In two highly pregnant series, "The City," begun in 2004, and "The House," begun in 2005, Alan Fontes observes, from distinct perspectives, what makes our homes so different, paraphrasing the question posed by pop art pioneer Richard Hamilton. In "The City," Alan emphasizes the aerial view of places, towns, and blocks, allowing more specific, identifiable information to succumb to the way paints, colors, and gestures are treated. Thus, blues and grays override any possibility of specific recognition of the place. Unlike Malevich, who reduced bird's-eye views to extremely small geometries, simultaneously widening and narrowing the possibilities of modernist painting, Alan embraces the expressive character and the somewhat more documentary traces of these blocks. He approaches the photographic palette of Gerhard Richter, another painter of aerial views of cities. Thus, in Alan's city, we see urban layouts where sports courts, the gabled roofs of houses, colonial-style, or straight, as in modern layouts, serve as a grid and information in the painting at the same time. But, above all, we see the swimming pools.

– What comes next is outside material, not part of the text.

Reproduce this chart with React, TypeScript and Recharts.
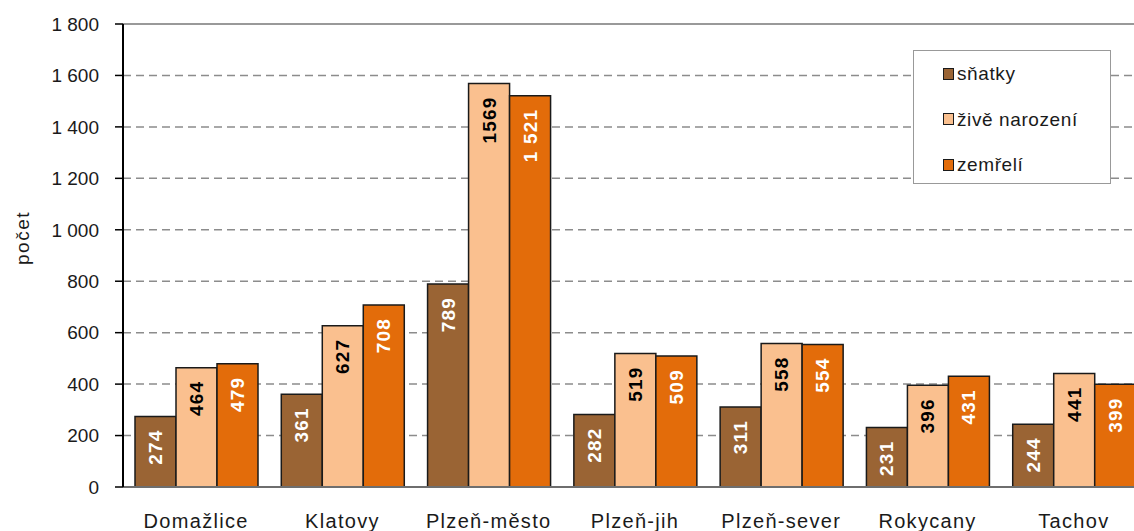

Pool blue in the history of 20th-century painting is a chapter in itself. It promoted solitude in David Hockney, narcissistic eroticism in Eric Fischl, and continues to exert intense fascination in contemporary painters. Not only the pool as delight, as jouissance, but also the imagery triggered by so many deformations of the body in the effects of light reflections, in the complexity of the mirror. In the mystery of seeing oneself reflected, the plunge is into a deeper blue.
In New York City, Mondrian strove to connect geometry and the city, rhythmic superpositions and primary colors. One consideration is fundamental to understanding this process of abolishing geometry as an image. When asked why he repainted the white parts of the painting countless times, Mondrian responded that he needed to overcome color so that it would produce strength and not create a mere hierarchy. As we observe Alan's careful placement of minimal information on roofs, without completely removing them from the painting, leaving them expressive and geometric, we know that the lessons of presence, force, and information redefined this possibility of using geometry.
From the series "The House," we notice the inside of the dwellings. In the painting "La Foule," titled after a song of the same name performed by Edith Piaf, we see a house outside of chronological time. Elements from different eras are incorporated: furniture with toothpick legs, mirrors like those in the dressing rooms at the Folie Bergere, photographs of modernist houses, and a poster for "Hiroshima Mon Amour," a 1959 film directed by Alain Resnais.
In the film, war serves as a metaphor for the characters to activate polarities, victors and vanquished, while love seeks to unite opposing sides. Even though the world was morally shattered and eroded, most of the film takes place between four walls, in the embrace of a forbidden, desecrating couple. In an attempt to create the installation, the black and white of cinema invades the exhibition room with wallpaper in the same duotone that fades the color to undo the painting, enlarging it. Thus, the violet hue of love, of the dressing room walls, of the studio's invention, only occurs in the nucleus where painting is an emission of warmth, of embrace, of involvement. What makes our homes so different, we could respond to Hamilton, more than the appliances, the posters, the TV screen, is the invisible affection we bestow on the things and people with whom we choose to share them.